* [Challenge]: Only the lines from the start of the material through the line containing "95, 80, 141];" are to be extracted, exactly as they appear.

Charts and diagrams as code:
---+---
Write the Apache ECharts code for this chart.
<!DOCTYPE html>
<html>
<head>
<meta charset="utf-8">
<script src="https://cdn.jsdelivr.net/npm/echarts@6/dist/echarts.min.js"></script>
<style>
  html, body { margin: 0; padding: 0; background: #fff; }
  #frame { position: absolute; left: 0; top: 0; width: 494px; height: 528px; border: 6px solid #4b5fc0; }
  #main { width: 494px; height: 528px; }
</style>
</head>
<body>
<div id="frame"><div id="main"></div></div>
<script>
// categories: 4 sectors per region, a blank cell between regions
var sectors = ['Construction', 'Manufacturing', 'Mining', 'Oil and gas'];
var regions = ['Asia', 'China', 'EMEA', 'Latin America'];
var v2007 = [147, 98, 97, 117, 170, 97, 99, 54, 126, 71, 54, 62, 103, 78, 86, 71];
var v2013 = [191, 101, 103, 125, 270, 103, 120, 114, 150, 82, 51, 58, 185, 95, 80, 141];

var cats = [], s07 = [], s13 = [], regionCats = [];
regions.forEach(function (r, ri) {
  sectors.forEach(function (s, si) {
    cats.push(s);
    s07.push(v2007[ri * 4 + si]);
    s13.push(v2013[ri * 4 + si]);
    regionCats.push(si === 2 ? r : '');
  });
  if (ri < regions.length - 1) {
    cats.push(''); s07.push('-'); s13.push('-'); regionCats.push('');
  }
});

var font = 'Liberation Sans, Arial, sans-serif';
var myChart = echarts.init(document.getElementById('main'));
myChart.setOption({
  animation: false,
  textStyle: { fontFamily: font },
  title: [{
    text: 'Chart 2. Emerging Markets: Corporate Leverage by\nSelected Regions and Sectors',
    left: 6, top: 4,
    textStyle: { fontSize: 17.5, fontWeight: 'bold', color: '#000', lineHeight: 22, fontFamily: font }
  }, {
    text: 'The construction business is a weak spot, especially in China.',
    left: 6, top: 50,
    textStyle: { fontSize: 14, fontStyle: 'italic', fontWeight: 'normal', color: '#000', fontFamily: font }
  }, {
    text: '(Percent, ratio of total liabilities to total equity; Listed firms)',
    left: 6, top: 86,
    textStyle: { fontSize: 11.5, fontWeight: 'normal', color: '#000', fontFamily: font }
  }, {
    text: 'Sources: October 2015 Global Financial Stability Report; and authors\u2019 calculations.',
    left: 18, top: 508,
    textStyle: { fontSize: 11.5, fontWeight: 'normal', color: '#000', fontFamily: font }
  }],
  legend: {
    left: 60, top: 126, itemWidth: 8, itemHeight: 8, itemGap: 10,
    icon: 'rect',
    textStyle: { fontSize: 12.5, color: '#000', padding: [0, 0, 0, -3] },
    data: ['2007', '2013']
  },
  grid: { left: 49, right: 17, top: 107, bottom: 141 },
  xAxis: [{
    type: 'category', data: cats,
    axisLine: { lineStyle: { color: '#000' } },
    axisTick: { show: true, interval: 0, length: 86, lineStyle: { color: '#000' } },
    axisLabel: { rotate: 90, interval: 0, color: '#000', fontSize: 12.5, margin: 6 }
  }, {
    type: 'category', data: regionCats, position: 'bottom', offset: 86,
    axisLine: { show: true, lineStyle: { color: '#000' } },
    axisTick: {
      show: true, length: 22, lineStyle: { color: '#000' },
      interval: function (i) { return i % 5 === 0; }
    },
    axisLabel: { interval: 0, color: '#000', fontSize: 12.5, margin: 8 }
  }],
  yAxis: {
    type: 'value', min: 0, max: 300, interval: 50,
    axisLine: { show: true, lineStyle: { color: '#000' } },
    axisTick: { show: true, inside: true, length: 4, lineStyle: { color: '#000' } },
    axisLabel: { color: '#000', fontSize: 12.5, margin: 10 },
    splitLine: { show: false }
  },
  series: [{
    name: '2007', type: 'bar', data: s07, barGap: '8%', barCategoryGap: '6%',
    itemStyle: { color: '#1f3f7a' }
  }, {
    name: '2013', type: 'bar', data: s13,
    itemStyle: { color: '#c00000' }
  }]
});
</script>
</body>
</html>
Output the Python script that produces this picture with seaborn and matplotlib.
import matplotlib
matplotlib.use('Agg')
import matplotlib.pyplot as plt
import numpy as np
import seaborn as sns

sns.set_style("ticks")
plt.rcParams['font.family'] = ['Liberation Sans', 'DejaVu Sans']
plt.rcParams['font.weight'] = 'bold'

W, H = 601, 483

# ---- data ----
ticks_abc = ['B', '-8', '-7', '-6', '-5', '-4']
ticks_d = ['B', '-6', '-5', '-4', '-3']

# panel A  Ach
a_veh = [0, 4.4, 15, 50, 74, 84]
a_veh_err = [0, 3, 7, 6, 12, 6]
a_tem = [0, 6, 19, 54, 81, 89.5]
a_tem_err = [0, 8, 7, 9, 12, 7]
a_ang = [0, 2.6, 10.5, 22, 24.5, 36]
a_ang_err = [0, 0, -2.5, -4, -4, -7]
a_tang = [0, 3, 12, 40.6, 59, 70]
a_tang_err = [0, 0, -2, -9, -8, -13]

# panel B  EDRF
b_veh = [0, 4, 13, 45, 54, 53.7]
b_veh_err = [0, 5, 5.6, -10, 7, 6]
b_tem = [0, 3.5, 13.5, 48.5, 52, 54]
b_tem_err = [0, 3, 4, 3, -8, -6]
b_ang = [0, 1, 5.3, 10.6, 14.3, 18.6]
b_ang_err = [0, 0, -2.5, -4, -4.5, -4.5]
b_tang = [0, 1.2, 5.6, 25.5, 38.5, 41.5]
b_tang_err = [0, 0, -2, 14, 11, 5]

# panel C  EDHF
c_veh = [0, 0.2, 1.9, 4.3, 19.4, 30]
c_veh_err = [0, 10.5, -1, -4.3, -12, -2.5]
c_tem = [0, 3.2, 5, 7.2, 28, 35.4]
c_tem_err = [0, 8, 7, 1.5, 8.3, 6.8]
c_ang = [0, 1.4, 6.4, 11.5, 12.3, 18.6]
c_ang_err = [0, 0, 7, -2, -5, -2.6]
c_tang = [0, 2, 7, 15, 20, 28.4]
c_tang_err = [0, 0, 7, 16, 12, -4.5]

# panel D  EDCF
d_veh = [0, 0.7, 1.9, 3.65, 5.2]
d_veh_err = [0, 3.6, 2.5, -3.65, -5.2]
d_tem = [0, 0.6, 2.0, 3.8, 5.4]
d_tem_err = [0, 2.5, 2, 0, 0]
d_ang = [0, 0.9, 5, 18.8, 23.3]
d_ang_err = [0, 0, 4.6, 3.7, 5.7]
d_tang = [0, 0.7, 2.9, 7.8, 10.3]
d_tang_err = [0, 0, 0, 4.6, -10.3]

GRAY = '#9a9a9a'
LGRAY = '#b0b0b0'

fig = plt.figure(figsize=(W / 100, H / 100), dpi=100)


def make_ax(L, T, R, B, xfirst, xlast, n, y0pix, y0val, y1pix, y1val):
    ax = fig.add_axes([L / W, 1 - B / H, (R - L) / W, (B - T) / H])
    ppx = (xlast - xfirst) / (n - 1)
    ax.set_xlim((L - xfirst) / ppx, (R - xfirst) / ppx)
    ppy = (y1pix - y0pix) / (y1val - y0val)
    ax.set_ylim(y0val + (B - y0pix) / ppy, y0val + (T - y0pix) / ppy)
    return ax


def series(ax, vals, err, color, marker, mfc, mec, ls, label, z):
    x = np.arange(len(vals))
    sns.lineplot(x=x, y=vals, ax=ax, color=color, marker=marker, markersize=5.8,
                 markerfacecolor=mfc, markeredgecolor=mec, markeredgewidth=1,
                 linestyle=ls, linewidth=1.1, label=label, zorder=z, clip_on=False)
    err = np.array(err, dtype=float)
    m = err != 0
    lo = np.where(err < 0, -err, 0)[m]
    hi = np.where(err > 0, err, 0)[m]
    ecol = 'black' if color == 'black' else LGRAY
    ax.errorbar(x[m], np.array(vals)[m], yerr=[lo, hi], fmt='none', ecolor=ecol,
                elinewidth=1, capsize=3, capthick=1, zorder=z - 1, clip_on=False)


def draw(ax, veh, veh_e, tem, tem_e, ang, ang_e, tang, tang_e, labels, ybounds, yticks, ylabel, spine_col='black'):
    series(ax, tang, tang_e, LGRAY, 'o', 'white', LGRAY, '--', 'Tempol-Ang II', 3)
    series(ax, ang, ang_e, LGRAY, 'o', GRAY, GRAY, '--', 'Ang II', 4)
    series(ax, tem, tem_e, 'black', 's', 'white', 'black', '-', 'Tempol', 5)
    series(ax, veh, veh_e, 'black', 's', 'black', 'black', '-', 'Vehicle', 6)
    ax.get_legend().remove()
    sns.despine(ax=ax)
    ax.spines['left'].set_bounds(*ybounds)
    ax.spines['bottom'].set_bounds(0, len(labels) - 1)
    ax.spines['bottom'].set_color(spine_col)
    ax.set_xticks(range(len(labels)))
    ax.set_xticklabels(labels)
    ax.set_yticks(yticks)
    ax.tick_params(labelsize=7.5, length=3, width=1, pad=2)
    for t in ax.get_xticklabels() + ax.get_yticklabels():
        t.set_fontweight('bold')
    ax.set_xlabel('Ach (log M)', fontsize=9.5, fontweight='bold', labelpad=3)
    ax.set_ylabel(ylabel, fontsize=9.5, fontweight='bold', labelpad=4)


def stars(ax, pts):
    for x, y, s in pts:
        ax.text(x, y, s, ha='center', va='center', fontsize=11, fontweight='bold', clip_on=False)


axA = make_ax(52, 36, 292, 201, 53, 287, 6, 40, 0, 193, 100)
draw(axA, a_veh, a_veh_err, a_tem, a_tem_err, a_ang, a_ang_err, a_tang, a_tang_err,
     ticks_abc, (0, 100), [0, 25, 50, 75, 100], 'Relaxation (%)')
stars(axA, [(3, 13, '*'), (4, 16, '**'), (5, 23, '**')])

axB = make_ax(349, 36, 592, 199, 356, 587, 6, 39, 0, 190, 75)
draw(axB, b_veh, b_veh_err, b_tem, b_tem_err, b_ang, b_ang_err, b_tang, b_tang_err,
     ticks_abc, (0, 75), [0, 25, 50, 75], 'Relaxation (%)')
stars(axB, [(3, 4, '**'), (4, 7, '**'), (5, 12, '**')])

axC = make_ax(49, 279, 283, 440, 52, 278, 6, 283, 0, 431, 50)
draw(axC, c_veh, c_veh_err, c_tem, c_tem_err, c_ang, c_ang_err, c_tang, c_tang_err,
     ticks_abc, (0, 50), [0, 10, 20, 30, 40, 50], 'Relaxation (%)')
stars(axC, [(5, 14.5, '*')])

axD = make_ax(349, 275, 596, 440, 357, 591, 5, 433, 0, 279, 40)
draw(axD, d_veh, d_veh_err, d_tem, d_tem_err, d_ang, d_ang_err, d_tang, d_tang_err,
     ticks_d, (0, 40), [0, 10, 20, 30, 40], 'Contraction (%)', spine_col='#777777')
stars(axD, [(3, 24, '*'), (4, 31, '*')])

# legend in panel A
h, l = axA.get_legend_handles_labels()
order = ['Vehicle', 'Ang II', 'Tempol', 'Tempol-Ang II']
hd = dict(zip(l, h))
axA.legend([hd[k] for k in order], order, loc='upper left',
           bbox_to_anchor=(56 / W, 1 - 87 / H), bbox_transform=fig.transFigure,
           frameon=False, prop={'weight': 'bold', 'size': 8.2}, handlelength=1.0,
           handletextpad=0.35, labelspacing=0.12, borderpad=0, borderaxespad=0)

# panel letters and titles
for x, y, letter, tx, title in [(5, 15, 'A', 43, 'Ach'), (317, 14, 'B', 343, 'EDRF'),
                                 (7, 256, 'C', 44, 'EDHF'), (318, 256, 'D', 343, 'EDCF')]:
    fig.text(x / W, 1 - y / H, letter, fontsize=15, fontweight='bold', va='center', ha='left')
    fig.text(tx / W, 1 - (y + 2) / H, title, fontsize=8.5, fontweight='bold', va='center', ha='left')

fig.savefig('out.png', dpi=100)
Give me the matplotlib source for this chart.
---+---
* [Output below]:
Write the Apache ECharts code for this chart.
<!DOCTYPE html>
<html>
<head>
<meta charset="utf-8">
<script src="https://cdn.jsdelivr.net/npm/echarts@6/dist/echarts.min.js"></script>
<style>
  html, body { margin: 0; padding: 0; background: #fff; }
  #frame { position: absolute; left: 0; top: 0; width: 494px; height: 528px; border: 6px solid #4b5fc0; }
  #main { width: 494px; height: 528px; }
</style>
</head>
<body>
<div id="frame"><div id="main"></div></div>
<script>
// categories: 4 sectors per region, a blank cell between regions
var sectors = ['Construction', 'Manufacturing', 'Mining', 'Oil and gas'];
var regions = ['Asia', 'China', 'EMEA', 'Latin America'];
var v2007 = [147, 98, 97, 117, 170, 97, 99, 54, 126, 71, 54, 62, 103, 78, 86, 71];
var v2013 = [191, 101, 103, 125, 270, 103, 120, 114, 150, 82, 51, 58, 185, 95, 80, 141];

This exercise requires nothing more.